The initial October roster dropped on Sept. 29, containing a center-back corps of John Brooks, Mark McKenzie, Tim Ream, Chris Richards and Miles Robinson. In short order, however, things started to change. Ream bowed out of his call-up for family reasons, leading Berhalter to ring Zimmerman back and ask him to catch a flight to Austin.
The picture changed again in a matter of hours. John Brooks, a locked-on starter entering the Octagonal, withdrew due to a back problem, a development that went public on Oct. 4.
Suddenly the center-back group was McKenzie, Richards, Robinson and Zimmerman, the latter the oldest and most experienced of the bunch. Berhalter and his staff liked what they saw on the training ground enough that Zimmerman found himself starting against Jamaica four days after that.
“He calls back 24 hours later like, ‘Hey, how quickly things change, I’m going to bring you to camp,’” said Zimmerman of Berhalter. “I was like, alright, alright, sounds good. I'll be ready.’”
And he performed.
“I just came in with, I think the same mindset that a lot of our players have here, which is what makes this team special: Whenever you get your chance, you’ve got to be ready,” said the Georgia native. “So I certainly was very excited to get that opportunity, that he could have the confidence to switch like that and play me in those games.”
He got a second consecutive start on the visit to Panama, and while nobody played exceedingly well in that sobering 1-0 loss, Zimmerman was widely rated best of the lot. Now, after an excellent all-around outing in Friday’s 2-0 win over Mexico – which featured a late ejection for his central partner Miles Robinson – he’s something closer to essential, checking the boxes on Berhalter’s demanding list of expectations for the position he once played.
“Walker was one of those guys that got his opportunity and really thrived, and really played a great game against Jamaica in that first game. And then played a very solid game against Mexico as well,” said the coach. “So, really happy for Walker, he's a great guy off the field. He's a good veteran leader in this group. And we really need him. … He gives us a good aerial presence and does well in build-up, and was able to defend transition moments really well also.”
A commanding presence and key on set pieces at both ends, perceived doubts about Zimmerman’s ability to distribute incisively out of defense – “the narratives always get tossed around,” he noted ruefully on Monday – earlier in his career have dwindled of late. While Zimmerman maintains that he’s not thinking or doing anything dramatically different these days, he seems to have grown and developed from his stint in LAFC’s proactive system as well as his role as a foundational piece in Nashville’s expansion project.
“Beginning at LAFC, where it was a possession-based team, I obviously worked on that.

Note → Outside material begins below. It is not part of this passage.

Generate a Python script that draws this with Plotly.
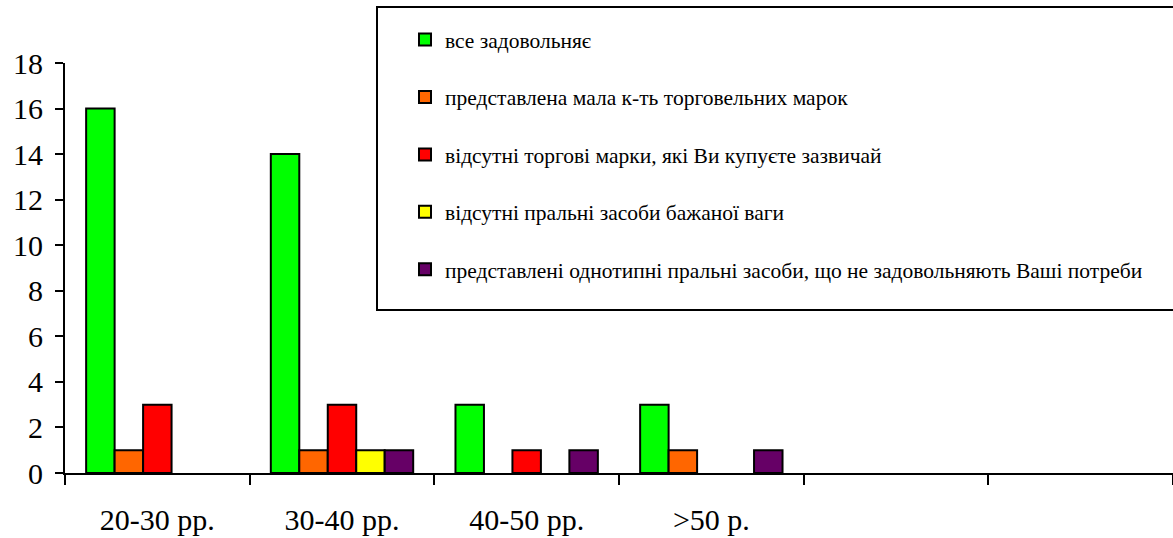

When Gregg took over for the national team that was a big emphasis, and so that's when it started,” said Zimmerman, “really focusing on making line-breaking passes, challenging myself in that area of my game.
“So I don't think it's anything where I'm coming into camp thinking ‘Oh, I need to make some line-breaking passes to earn a spot on the team!’ It's just playing my game and trying to be consistent, trying to play within my strengths.”
He’s aware, and amused, that the USMNT’s extremely youthful composition makes him relatively grizzled at age 28, with 21 caps, a perspective Berhalter values. On track to earn his sixth start of the year in Tuesday's rematch with the Reggae Boyz, the superb timing of his current form certainly carries the air of a savvy veteran.
“It’s kind of funny even to say ‘older guys,’” Zimmerman noted, “looking at Zack [Steffen], DeAndre [Yedlin] and myself as the older guys, and we aren't even 30. So it's tossed around like we're old, but we're still feeling great, in the prime of our careers, and now it's just about getting the collective together. And the talent is certainly deep at this point in time and we’ve got to capitalize on that.”